— START OF Source data —

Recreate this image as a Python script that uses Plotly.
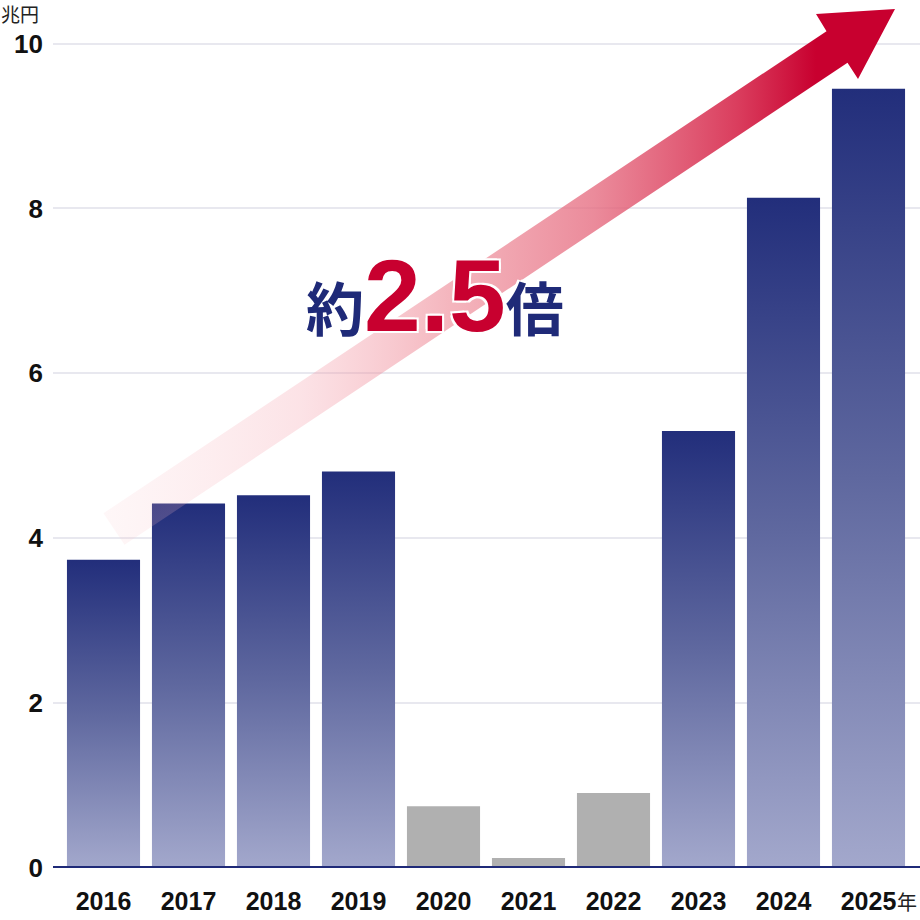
import plotly.graph_objects as go

years = ['2016', '2017', '2018', '2019', '2020', '2021', '2022', '2023', '2024', '2025']
values = [3.74, 4.42, 4.52, 4.81, 0.75, 0.12, 0.91, 5.30, 8.13, 9.45]
grey_years = ['2020', '2021', '2022']
y_ticks = [0, 2, 4, 6, 8, 10]

navy = '#1f2a78'
crimson = '#c8002f'

# pixel -> axis helpers (plot area: x 53..920, y 0..868)
px_per_x = 85.0
px_per_y = 82.45
def ax(px):
    return (px - 103.5) / px_per_x
def ay(py):
    return (868 - py) / px_per_y

fig = go.Figure()

bar_w = 0.86
for i, (yr, v) in enumerate(zip(years, values)):
    xs = [i - bar_w / 2, i + bar_w / 2, i + bar_w / 2, i - bar_w / 2, i - bar_w / 2]
    ys = [0, 0, v, v, 0]
    if yr in grey_years:
        fig.add_trace(go.Scatter(x=xs, y=ys, mode='lines', fill='toself',
                                 fillcolor='#b0b0b0', line=dict(width=0),
                                 hoverinfo='skip', showlegend=False))
    else:
        fig.add_trace(go.Scatter(x=xs, y=ys, mode='lines', fill='toself',
                                 fillgradient=dict(type='vertical',
                                                   colorscale=[[0, '#a3a8cc'], [0.5, '#5f689f'], [1, '#222e7b']]),
                                 line=dict(width=0), hoverinfo='skip', showlegend=False))

# arrow (drawn over the bars, semi transparent at the tail)
arrow_px = [(103.5, 513.2), (826.5, 31.2), (816, 14), (895, 9), (858, 79),
            (847.5, 62.8), (124.5, 544.8), (103.5, 513.2)]
fig.add_trace(go.Scatter(
    x=[ax(p[0]) for p in arrow_px], y=[ay(p[1]) for p in arrow_px],
    mode='lines', fill='toself', line=dict(width=0), hoverinfo='skip', showlegend=False,
    fillgradient=dict(type='horizontal', colorscale=[
        [0, 'rgba(250,200,205,0.15)'],
        [0.25, 'rgba(245,160,172,0.3)'],
        [0.44, 'rgba(235,120,135,0.55)'],
        [0.62, 'rgba(230,110,130,0.8)'],
        [0.8, 'rgba(215,45,80,0.92)'],
        [0.9, 'rgba(200,0,47,1)'],
        [1, 'rgba(200,0,47,1)']])))

fig.add_shape(type='line', xref='paper', x0=0, x1=1, yref='y', y0=0, y1=0,
              line=dict(color=navy, width=4), layer='above')

fig.add_annotation(
    x=ax(435), y=ay(296), xref='x', yref='y', showarrow=False,
    text=("<span style='color:%s;font-size:58px'>約</span>"
          "<span style='color:%s;font-size:102px'>2.5</span>"
          "<span style='color:%s;font-size:58px'>倍</span>") % (navy, crimson, navy),
    font=dict(family='Liberation Sans, Noto Sans CJK JP', size=58, weight=700,
              shadow='2px 2px 0 #fff, -2px -2px 0 #fff, 2px -2px 0 #fff, -2px 2px 0 #fff'))

fig.add_annotation(x=0, y=1, xref='paper', yref='paper', xanchor='left', yanchor='top',
                   xshift=-54, yshift=2, showarrow=False, text='兆円',
                   font=dict(family='Noto Sans CJK JP', size=19, color='#222'))
fig.add_annotation(x=1, y=0, xref='paper', yref='paper', xanchor='right', yanchor='middle',
                   xshift=-1, yshift=-33, showarrow=False, text='年',
                   font=dict(family='Noto Sans CJK JP', size=20, color='#222'))

fig.update_layout(
    width=920, height=920,
    margin=dict(l=53, r=0, t=0, b=52),
    paper_bgcolor='white', plot_bgcolor='white',
    xaxis=dict(range=[ax(53), ax(920)], tickvals=list(range(len(years))), ticktext=years,
               showgrid=False, zeroline=False, ticks='', ticklabelstandoff=16,
               tickfont=dict(family='Liberation Sans, Arial', size=25, color='#111', weight=700)),
    yaxis=dict(range=[0, ay(0)], tickvals=y_ticks, showgrid=True, gridcolor='#e8e8ef',
               gridwidth=2, zeroline=False, ticks='', ticklabelstandoff=9,
               tickfont=dict(family='Liberation Sans, Arial', size=26, color='#111', weight=700)),
)

fig.write_html("out.html", config={'displayModeBar': False},
               post_script="document.body.style.margin='0px';")
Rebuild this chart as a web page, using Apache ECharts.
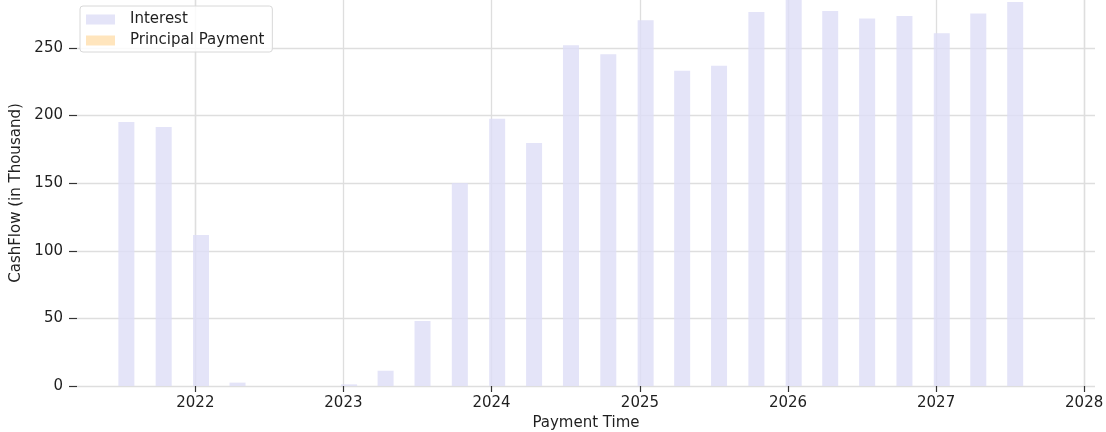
<!DOCTYPE html>
<html>
<head>
<meta charset="utf-8">
<script src="https://cdn.jsdelivr.net/npm/echarts@6/dist/echarts.min.js"></script>
<style>
html,body{margin:0;padding:0;background:#fff;}
#c{width:1106px;height:432px;}
</style>
</head>
<body>
<div id="c"></div>
<script>
const paymentDates = ['2021-07-15','2021-10-15','2022-01-15','2022-04-15','2022-07-15','2022-10-15',
  '2023-01-15','2023-04-15','2023-07-15','2023-10-15','2024-01-15','2024-04-15','2024-07-15',
  '2024-10-15','2025-01-15','2025-04-15','2025-07-15','2025-10-15','2026-01-15','2026-04-15',
  '2026-07-15','2026-10-15','2027-01-15','2027-04-15','2027-07-15'];
const interest = [195.3, 191.6, 111.7, 2.5, 0, 0, 1.2, 11.3, 48.1, 150.1, 197.6, 179.8, 252.0,
  245.4, 270.5, 233.2, 236.9, 276.6, 290, 277.4, 271.9, 273.7, 260.9, 275.6, 284.0];
const principal = [0,0,0,0,0,0,0,0,0,0,0,0,0,0,0,0,0,0,0,0,0,0,0,0,0];
const yearTicks = ['2022-01-01','2023-01-01','2024-01-01','2025-01-01','2026-01-01','2027-01-01','2028-01-01'];
const yTicks = [0, 50, 100, 150, 200, 250];

const font = 'DejaVu Sans';
const yearTs = yearTicks.map(d => +new Date(d + 'T00:00:00'));
const chart = echarts.init(document.getElementById('c'), null, {renderer:'canvas'});
chart.setOption({
  animation:false,
  backgroundColor:'#fff',
  grid:{left:77, right:11, top:0, bottom:46, containLabel:false, outerBoundsMode:'none'},
  legend:{
    left:80, top:6, orient:'vertical', icon:'rect', itemWidth:29, itemHeight:10, itemGap:6,
    padding:[6,8,4,6],
    backgroundColor:'rgba(255,255,255,0.85)', borderColor:'#d8d8d8', borderWidth:1, borderRadius:3,
    textStyle:{fontFamily:font, fontSize:15, color:'#1f1f1f', padding:[0,0,0,10]},
    data:['Interest','Principal Payment']
  },
  xAxis:{
    type:'time',
    min:'2021-04-04', max:'2028-01-08',
    name:'Payment Time', nameLocation:'middle', nameGap:29,
    nameTextStyle:{fontFamily:font, fontSize:15, color:'#1f1f1f'},
    axisLine:{show:false},
    axisTick:{show:true, length:6, customValues:yearTs, lineStyle:{color:'#333', width:1.2}},
    axisLabel:{formatter:'{yyyy}', customValues:yearTs, fontFamily:font, fontSize:15, color:'#1f1f1f', margin:10},
    splitLine:{show:true, lineStyle:{color:'#dedede', width:1.3}},
    minorTick:{show:false}
  },
  yAxis:{
    type:'value', min:0, max:285.5, interval:50,
    name:'CashFlow (in Thousand)', nameLocation:'middle', nameGap:48,
    nameTextStyle:{fontFamily:font, fontSize:15, color:'#1f1f1f'},
    axisLine:{show:false},
    axisTick:{show:true, length:8, customValues:yTicks, lineStyle:{color:'#333', width:1.2}},
    axisLabel:{fontFamily:font, fontSize:15, color:'#1f1f1f', margin:14, customValues:yTicks},
    splitLine:{show:true, lineStyle:{color:'#dedede', width:1.3}}
  },
  series:[
    {name:'Interest', type:'bar', stack:'cf', barWidth:16,
     itemStyle:{color:'rgba(221,221,246,0.8)'},
     data:paymentDates.map((d,i)=>[d, interest[i]])},
    {name:'Principal Payment', type:'bar', stack:'cf', barWidth:16,
     itemStyle:{color:'rgba(255,222,173,0.8)'},
     data:paymentDates.map((d,i)=>[d, principal[i]])}
  ]
});
</script>
</body>
</html>
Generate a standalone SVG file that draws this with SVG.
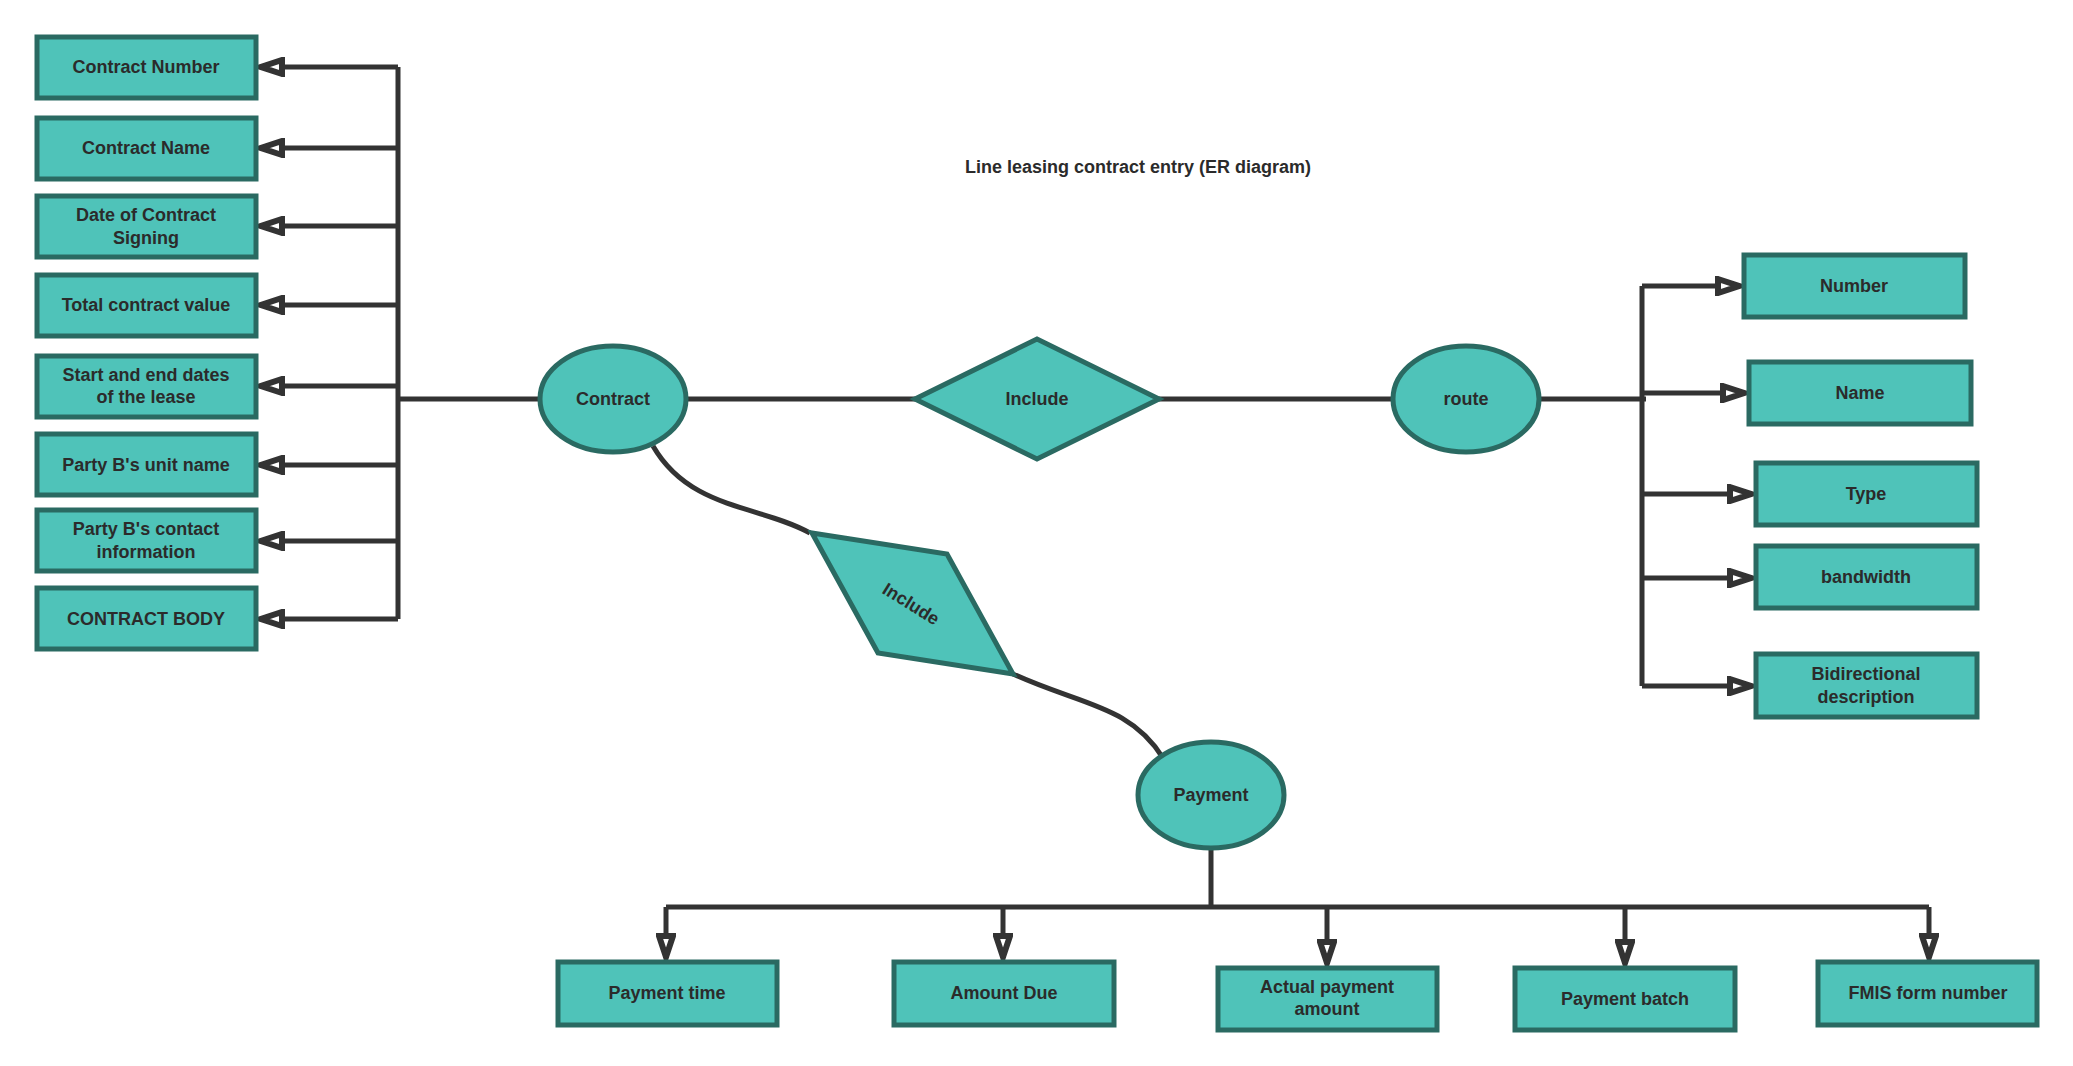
<svg xmlns="http://www.w3.org/2000/svg" width="2073" height="1066" viewBox="0 0 2073 1066">
<style>
.n{fill:#4fc3b9;stroke:#2a6a62;stroke-width:5}
.t{font-family:"Liberation Sans",Arial,sans-serif;font-weight:bold;font-size:18px;fill:#2b2b2b;text-anchor:middle;dominant-baseline:central}
.c{fill:none;stroke:#333;stroke-width:5}
.a{marker-end:url(#ar)}
</style>
<defs>
<marker id="ar" viewBox="0 0 14 10" refX="13" refY="5" markerWidth="5.6" markerHeight="4" orient="auto" markerUnits="strokeWidth">
<path d="M2,1.5 L12.5,5 L2,8.5 Z" fill="#fff" stroke="#333" stroke-width="3" stroke-linejoin="miter"/>
</marker>
</defs>
<rect width="2073" height="1066" fill="#fff"/>
<text class="t" x="1138" y="167">Line leasing contract entry (ER diagram)</text>
<g id="connectors">
<path class="c" d="M398 67 V619 M398 399 H541 M686 399 H915 M1159 399 H1393 M1539 399 H1646 M1642 286 V686"/>
<path class="c a" d="M398 67 H260"/><path class="c a" d="M398 148 H260"/><path class="c a" d="M398 226 H260"/><path class="c a" d="M398 305 H260"/><path class="c a" d="M398 386 H260"/><path class="c a" d="M398 465 H260"/><path class="c a" d="M398 541 H260"/><path class="c a" d="M398 619 H260"/>
<path class="c a" d="M1642 286 H1740"/><path class="c a" d="M1642 393 H1745"/><path class="c a" d="M1642 494 H1752"/><path class="c a" d="M1642 578 H1752"/><path class="c a" d="M1642 686 H1752"/>
<path class="c" d="M653 446 C690 510 760 505 810 533"/>
<path class="c" d="M1013 674 C1080 705 1130 705 1163 758"/>
<path class="c" d="M1211 848 V907 M666 907 H1929"/>
<path class="c a" d="M666 907 V958"/><path class="c a" d="M1003 907 V958"/><path class="c a" d="M1327 907 V964"/><path class="c a" d="M1625 907 V964"/><path class="c a" d="M1929 907 V958"/>
</g>
<g id="contract-number"><rect class="n" x="37" y="37" width="219" height="61"/><text class="t" x="146" y="67">Contract Number</text></g>
<g id="contract-name"><rect class="n" x="37" y="118" width="219" height="61"/><text class="t" x="146" y="148">Contract Name</text></g>
<g id="date-signing"><rect class="n" x="37" y="196" width="219" height="61"/><text class="t" x="146" y="215">Date of Contract</text><text class="t" x="146" y="238">Signing</text></g>
<g id="total-value"><rect class="n" x="37" y="275" width="219" height="61"/><text class="t" x="146" y="305">Total contract value</text></g>
<g id="lease-dates"><rect class="n" x="37" y="356" width="219" height="61"/><text class="t" x="146" y="375">Start and end dates</text><text class="t" x="146" y="397">of the lease</text></g>
<g id="unit-name"><rect class="n" x="37" y="434" width="219" height="61"/><text class="t" x="146" y="465">Party B's unit name</text></g>
<g id="contact-info"><rect class="n" x="37" y="510" width="219" height="61"/><text class="t" x="146" y="529">Party B's contact</text><text class="t" x="146" y="552">information</text></g>
<g id="contract-body"><rect class="n" x="37" y="588" width="219" height="61"/><text class="t" x="146" y="619">CONTRACT BODY</text></g>
<g id="contract"><ellipse class="n" cx="613" cy="399" rx="73" ry="53"/><text class="t" x="613" y="399">Contract</text></g>
<g id="include1"><polygon class="n" points="915,399 1037,339 1159,399 1037,459"/><text class="t" x="1037" y="399">Include</text></g>
<g id="route"><ellipse class="n" cx="1466" cy="399" rx="73" ry="53"/><text class="t" x="1466" y="399">route</text></g>
<g id="number"><rect class="n" x="1744" y="255" width="221" height="62"/><text class="t" x="1854" y="286">Number</text></g>
<g id="name"><rect class="n" x="1749" y="362" width="222" height="62"/><text class="t" x="1860" y="393">Name</text></g>
<g id="type"><rect class="n" x="1756" y="463" width="221" height="62"/><text class="t" x="1866" y="494">Type</text></g>
<g id="bandwidth"><rect class="n" x="1756" y="546" width="221" height="62"/><text class="t" x="1866" y="577">bandwidth</text></g>
<g id="bidirectional"><rect class="n" x="1756" y="654" width="221" height="63"/><text class="t" x="1866" y="674">Bidirectional</text><text class="t" x="1866" y="697">description</text></g>
<g id="include2"><polygon class="n" points="812,533 947,554 1013,674 878,653"/><text class="t" x="911" y="604" transform="rotate(32 911 604)">Include</text></g>
<g id="payment"><ellipse class="n" cx="1211" cy="795" rx="73" ry="53"/><text class="t" x="1211" y="795">Payment</text></g>
<g id="payment-time"><rect class="n" x="558" y="962" width="219" height="63"/><text class="t" x="667" y="993">Payment time</text></g>
<g id="amount-due"><rect class="n" x="894" y="962" width="220" height="63"/><text class="t" x="1004" y="993">Amount Due</text></g>
<g id="actual-amount"><rect class="n" x="1218" y="968" width="219" height="62"/><text class="t" x="1327" y="987">Actual payment</text><text class="t" x="1327" y="1009">amount</text></g>
<g id="payment-batch"><rect class="n" x="1515" y="968" width="220" height="62"/><text class="t" x="1625" y="999">Payment batch</text></g>
<g id="fmis"><rect class="n" x="1818" y="962" width="219" height="63"/><text class="t" x="1928" y="993">FMIS form number</text></g>
</svg>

— END OF Source data —

Write out the lines from the start of the material to the line with "crimson = '#c8002f'", inclusive and exactly. Skip the pictures.

:: Solution for this problem ::
Recreate this image as a Python script that uses Plotly.
import plotly.graph_objects as go

years = ['2016', '2017', '2018', '2019', '2020', '2021', '2022', '2023', '2024', '2025']
values = [3.74, 4.42, 4.52, 4.81, 0.75, 0.12, 0.91, 5.30, 8.13, 9.45]
grey_years = ['2020', '2021', '2022']
y_ticks = [0, 2, 4, 6, 8, 10]

navy = '#1f2a78'
crimson = '#c8002f'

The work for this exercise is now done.